È antisindacale la condotta datoriale di violazione della clausola di ultra-vigenza di un contratto collettivo, specie se posta in essere nel periodo di rinnovo dello stesso, perché lesiva dell'autorevolezza del sindacato nel tutelare le condizioni economiche dei lavoratori, senza che la portata della violazione sia elisa dalla mera partecipazione dell'organizzazione sindacale alle trattative per la stipula del nuovo contratto.

NOTA

La Corte di Appello di Ancona, confermando la sentenza resa all'esito del primo grado di giudizio, giudicava non anti-sindacale la disapplicazione del contratto collettivo aziendale operata dall'azienda in ragione dell'intervenuta disdetta, nonostante le parti avessero previsto una clausola di ultra-attività dell'accordo nelle more del rinnovo contrattuale.

Secondo la Corte distrettuale la condotta datoriale non aveva, di fatto, leso gli interessi delle organizzazioni sindacali avendo quest'ultime preso parte attivamente alle trattative per la sottoscrizione del nuovo contratto aziendale, peraltro approvato a larga maggioranza dai lavoratori in ragione del referendum indetto.

Contro la pronuncia del giudice di seconde cure ha promosso ricorso in cassazione l'organizzazione sindacale lamentando, tra le altre cose, l'erroneità della sentenza nella parte in cui aveva escluso la natura anti-sindacale della condotta sulla base della mera partecipazione delle parti sociali alle trattative per il rinnovo del regolamento negoziale.

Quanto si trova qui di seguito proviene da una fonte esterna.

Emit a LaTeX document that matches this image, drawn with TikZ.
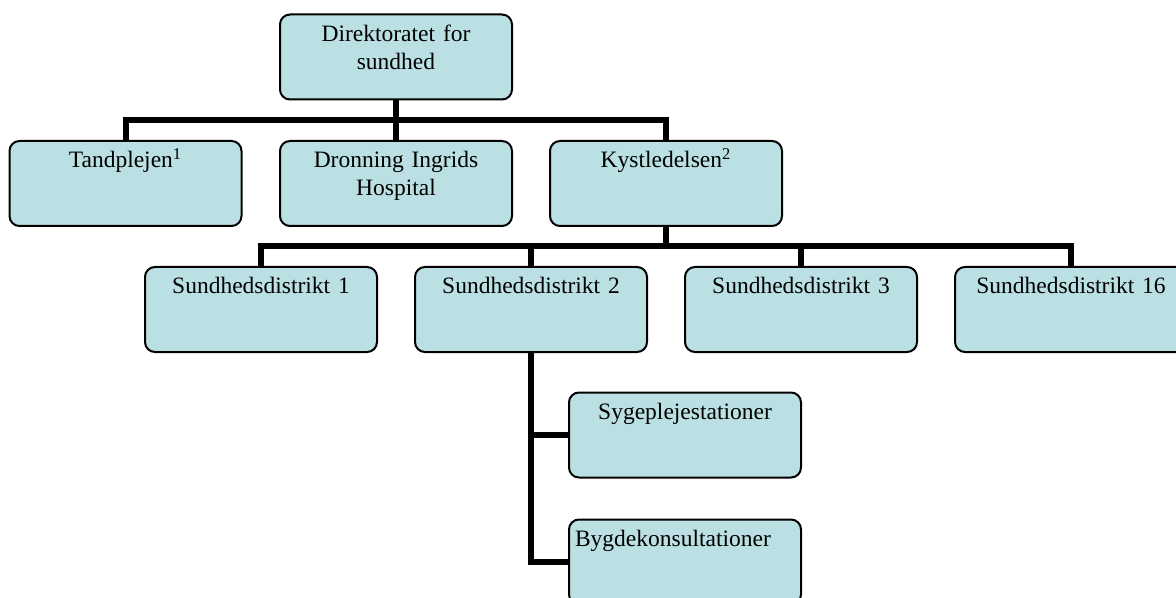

Tuttavia, nell'accogliere le censure avanzate da parte ricorrente, la Suprema Corte di Cassazione ha evidenziato come: «è antisindacale la condotta datoriale di violazione della clausola di ultra-vigenza di un contratto collettivo, specie se posta in essere nel periodo di rinnovo dello stesso, perché lesiva dell'autorevolezza del sindacato nel tutelare le condizioni economiche dei lavoratori, senza che la portata della violazione sia elisa dalla mera partecipazione dell'organizzazione sindacale alle trattative per la stipula del nuovo contratto».